Yes, We Can (Sí se puede)
Her slogan Sí se puede has resonated in vulnerable communities and movements for civil rights. It even inspired former President Obama’s campaign.
She says it resulted from a meeting she once held with a group of professionals in Arizona from whom she needed help. She wanted to fight against a law that prohibited the words “boycott” and “strike” as anyone who used those words wound up in prison. When they told her “In Arizona no se puede,” she quickly responded, “No, in Arizona ¡sí se puede!”
Regarding more honorable mentions, there are six schools across the nation named after Dolores Huerta; four of them are in California, her homeland.
She works through the Dolores Huerta Foundation, organizing groups of people that share her background to run for office in order to speak in favor of changes in health, education, and economic development while holding positions of power.
In 2017, Peter Bratt directed her documentary called Dolores. The film approaches Dolores Huerta as more than an activist as it brings up how her upbringing shaped her into the persistent and empathetic feminist that changed other people’s vision of immigrants, women, and poorly-treated workers.
Touring the country, she encourages students and worker organizations to get informed about civil rights, discrimination, and social justice, and to act upon it.

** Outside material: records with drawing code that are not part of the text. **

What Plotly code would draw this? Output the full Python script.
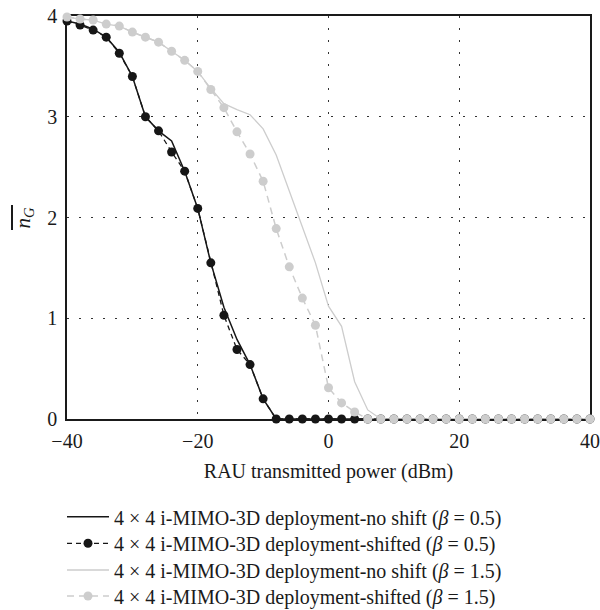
import plotly.graph_objects as go

power_dbm = list(range(-40, 41, 2))

noshift_b05 = [3.95, 3.92, 3.87, 3.79, 3.64, 3.40, 3.00, 2.86, 2.76, 2.46,
               2.09, 1.55, 1.11, 0.79, 0.54, 0.20, 0, 0, 0, 0,
               0, 0, 0, 0, 0, 0, 0, 0, 0, 0,
               0, 0, 0, 0, 0, 0, 0, 0, 0, 0, 0]
shifted_b05 = [3.95, 3.91, 3.86, 3.79, 3.63, 3.40, 3.00, 2.86, 2.65, 2.46,
               2.09, 1.55, 1.03, 0.69, 0.54, 0.20, 0, 0, 0, 0,
               0, 0, 0, 0, 0, 0, 0, 0, 0, 0,
               0, 0, 0, 0, 0, 0, 0, 0, 0, 0, 0]
noshift_b15 = [3.99, 3.97, 3.96, 3.92, 3.90, 3.84, 3.79, 3.74, 3.65, 3.56,
               3.45, 3.28, 3.13, 3.07, 3.02, 2.88, 2.62, 2.27, 1.92, 1.55,
               1.12, 0.92, 0.37, 0.09, 0, 0, 0, 0, 0, 0,
               0, 0, 0, 0, 0, 0, 0, 0, 0, 0, 0]
shifted_b15 = [3.99, 3.97, 3.96, 3.92, 3.90, 3.84, 3.79, 3.74, 3.65, 3.56,
               3.45, 3.27, 3.09, 2.85, 2.63, 2.36, 1.89, 1.51, 1.20, 0.93,
               0.31, 0.16, 0.07, 0, 0, 0, 0, 0, 0, 0,
               0, 0, 0, 0, 0, 0, 0, 0, 0, 0, 0]

names = [
    "4 × 4 i-MIMO-3D deployment-no shift (<i>β</i> = 0.5)",
    "4 × 4 i-MIMO-3D deployment-shifted (<i>β</i> = 0.5)",
    "4 × 4 i-MIMO-3D deployment-no shift (<i>β</i> = 1.5)",
    "4 × 4 i-MIMO-3D deployment-shifted (<i>β</i> = 1.5)",
]

BLACK = "#161616"
GREY = "#cdcdcd"
TEXT = "#1a1a1a"
FONT = "Liberation Serif"
FS = 20

fig = go.Figure()
fig.add_trace(go.Scatter(x=power_dbm, y=noshift_b05, name=names[0], mode="lines",
                         line=dict(color=BLACK, width=1.5), cliponaxis=False,
                         legend="legend"))
fig.add_trace(go.Scatter(x=power_dbm, y=shifted_b05, name=names[1], mode="lines+markers",
                         line=dict(color=BLACK, width=1.3, dash="5px,4px"),
                         marker=dict(color=BLACK, size=9), cliponaxis=False,
                         legend="legend2"))
fig.add_trace(go.Scatter(x=power_dbm, y=noshift_b15, name=names[2], mode="lines",
                         line=dict(color=GREY, width=1.3), cliponaxis=False,
                         legend="legend3"))
fig.add_trace(go.Scatter(x=power_dbm, y=shifted_b15, name=names[3], mode="lines+markers",
                         line=dict(color=GREY, width=1.5, dash="7px,5px"),
                         marker=dict(color=GREY, size=9), cliponaxis=False,
                         legend="legend4"))

axis_common = dict(
    showline=True, linecolor=TEXT, linewidth=1.5, mirror=True,
    showgrid=True, gridcolor="#333333", gridwidth=1.2, griddash="1.5px,10.5px",
    zeroline=False, ticks="", layer="below traces",
    tickfont=dict(family=FONT, size=FS, color=TEXT),
)

fig.update_xaxes(range=[-40, 40], tickvals=[-40, -20, 0, 20, 40],
                 ticklabelstandoff=3,
                 title=dict(text="RAU transmitted power (dBm)",
                            font=dict(family=FONT, size=FS, color=TEXT),
                            standoff=13),
                 **axis_common)
fig.update_yaxes(range=[0, 4], tickvals=[0, 1, 2, 3, 4], ticklabelstandoff=4,
                 **axis_common)

fig.add_annotation(xref="paper", yref="paper", x=-0.0841, y=0.5,
                   xanchor="center", yanchor="middle",
                   text="<i>n</i><sub><i>G</i></sub>", textangle=-90,
                   showarrow=False, font=dict(family=FONT, size=21, color=TEXT))
fig.add_shape(type="line", xref="paper", yref="paper",
              x0=-0.1052, x1=-0.1052, y0=0.469, y1=0.531,
              line=dict(color=TEXT, width=2))

row_y = [516.7, 543.3, 570.0, 596.0]
leg_common = dict(xref="container", yref="container", x=62 / 600,
                  xanchor="left", yanchor="middle",
                  font=dict(family=FONT, size=FS, color=TEXT),
                  itemwidth=42, bgcolor="rgba(0,0,0,0)", borderwidth=0)
legends = {}
for i, key in enumerate(["legend", "legend2", "legend3", "legend4"]):
    legends[key] = dict(y=1 - row_y[i] / 610, **leg_common)

fig.update_layout(
    width=600, height=610,
    margin=dict(l=67, r=10, t=16, b=191, autoexpand=False),
    plot_bgcolor="white", paper_bgcolor="white",
    font=dict(family=FONT, size=FS, color=TEXT),
    showlegend=True,
    **legends,
)

fig.write_html("out.html",
               config={"displayModeBar": False},
               post_script="document.body.style.margin='0';document.body.style.padding='0';")
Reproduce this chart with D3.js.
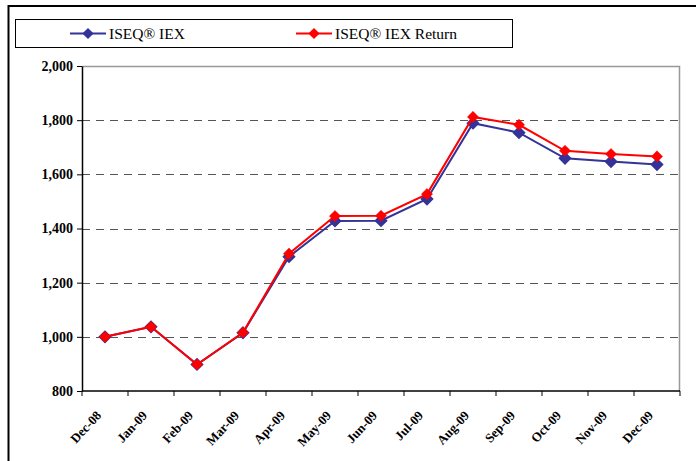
<!DOCTYPE html>
<html>
<head>
<meta charset="utf-8">
<script src="https://cdn.jsdelivr.net/npm/d3@7"></script>
<style>
  body { margin: 0; background: #fff; }
  text { font-family: "Times New Roman", "Liberation Serif", serif; }
</style>
</head>
<body>
<script>
// chart data
const months = ['Dec-08','Jan-09','Feb-09','Mar-09','Apr-09','May-09','Jun-09','Jul-09','Aug-09','Sep-09','Oct-09','Nov-09','Dec-09'];
const iex = [1000, 1037, 898, 1015, 1296, 1428, 1429, 1509, 1789, 1754, 1659, 1647, 1636];
const iexReturn = [1000, 1037, 898, 1016, 1307, 1446, 1447, 1527, 1812, 1783, 1687, 1675, 1666];
const yTicks = [800, 1000, 1200, 1400, 1600, 1800, 2000];
const seriesNames = ['ISEQ\u00ae IEX', 'ISEQ\u00ae IEX Return'];
const seriesColors = ['#333399', '#ff0000'];

const W = 696, H = 461;
const pLeft = 82, pRight = 680, pTop = 66, pBottom = 391;

const svg = d3.select('body').append('svg')
  .attr('width', W).attr('height', H);

// outer frame (runs off the right/bottom edge)
svg.append('rect')
  .attr('x', 8.5).attr('y', 6).attr('width', 720).attr('height', 480)
  .attr('fill', 'none').attr('stroke', '#000').attr('stroke-width', 2);

const x = d3.scaleBand().domain(months).range([pLeft, pRight]);
const y = d3.scaleLinear().domain([800, 2000]).range([pBottom, pTop]);

// grid lines
svg.append('g').selectAll('line')
  .data(yTicks.filter(d => d > 800 && d < 2000))
  .enter().append('line')
  .attr('x1', pLeft).attr('x2', pRight)
  .attr('y1', d => Math.round(y(d)) + 0.5).attr('y2', d => Math.round(y(d)) + 0.5)
  .attr('stroke', '#555').attr('stroke-dasharray', '8,6');

// plot border top & right (gray)
svg.append('path')
  .attr('d', `M${pLeft},${pTop + 0.5}H${pRight - 0.5}V${pBottom}`)
  .attr('fill', 'none').attr('stroke', '#999').attr('stroke-width', 1.5);

// y axis
const yAxis = svg.append('g')
  .attr('transform', `translate(${pLeft},0)`)
  .call(d3.axisLeft(y).tickValues(yTicks).tickSize(5).tickSizeOuter(0).tickFormat(d3.format(',')));
yAxis.select('.domain').attr('stroke', '#000').attr('stroke-width', 1.5);
yAxis.selectAll('text')
  .attr('font-size', 14).attr('font-weight', 'bold').attr('fill', '#000')
  .attr('x', -9);

// x axis: ticks on category boundaries
const xAxis = svg.append('g').attr('transform', `translate(0,${pBottom})`);
xAxis.append('line')
  .attr('x1', pLeft).attr('x2', pRight).attr('stroke', '#000').attr('stroke-width', 1.5);
const bounds = months.map(m => x(m)).concat([pRight]);
xAxis.selectAll('.tk').data(bounds).enter().append('line')
  .attr('class', 'tk')
  .attr('x1', d => d).attr('x2', d => d).attr('y1', 0).attr('y2', 5)
  .attr('stroke', '#000');
xAxis.selectAll('.lbl').data(months).enter().append('text')
  .attr('class', 'lbl')
  .attr('transform', d => `translate(${x(d) + x.bandwidth() / 2 - 3},${25}) rotate(-47)`)
  .attr('text-anchor', 'end')
  .attr('font-size', 13).attr('font-weight', 'bold')
  .text(d => d);

// lines and markers
const line = d3.line()
  .x((d, i) => x(months[i]) + x.bandwidth() / 2)
  .y(d => y(d));
const diamond = d3.symbol().type(d3.symbolDiamond2).size(80);

[iex, iexReturn].forEach((vals, s) => {
  svg.append('path')
    .datum(vals)
    .attr('d', line)
    .attr('fill', 'none')
    .attr('stroke', seriesColors[s]).attr('stroke-width', 2);
  svg.append('g').selectAll('path')
    .data(vals).enter().append('path')
    .attr('d', diamond)
    .attr('transform', (d, i) => `translate(${x(months[i]) + x.bandwidth() / 2},${y(d)})`)
    .attr('fill', seriesColors[s])
    .attr('stroke', seriesColors[s]).attr('stroke-width', s === 0 ? 1.5 : 0.5);
});

// legend
const lg = svg.append('g');
lg.append('rect')
  .attr('x', 15.5).attr('y', 19.5).attr('width', 497).attr('height', 28)
  .attr('fill', '#fff').attr('stroke', '#000');
const legendX = [70, 296];
seriesNames.forEach((name, s) => {
  const g = lg.append('g').attr('transform', `translate(${legendX[s]},33.5)`);
  g.append('line').attr('x1', 0).attr('x2', 36)
    .attr('stroke', seriesColors[s]).attr('stroke-width', 2);
  g.append('path').attr('d', diamond).attr('transform', 'translate(18,0)')
    .attr('fill', seriesColors[s]);
  g.append('text').attr('x', 39).attr('y', 5)
    .attr('font-size', 15.5).text(name);
});
</script>
</body>
</html>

It haunts her that nowadays we can still find working immigrants that are unaware of laws that can benefit and protect them.
Dolores Huerta is 91 years old, but she can rest assured that her name is still relevant and that her struggles and fights were not in vain.
Expand Your Vision
While there are many activists whose names are worth remembering, very few of them are like Dolores Huerta—a young fighter that worked her way up in an oppressing society.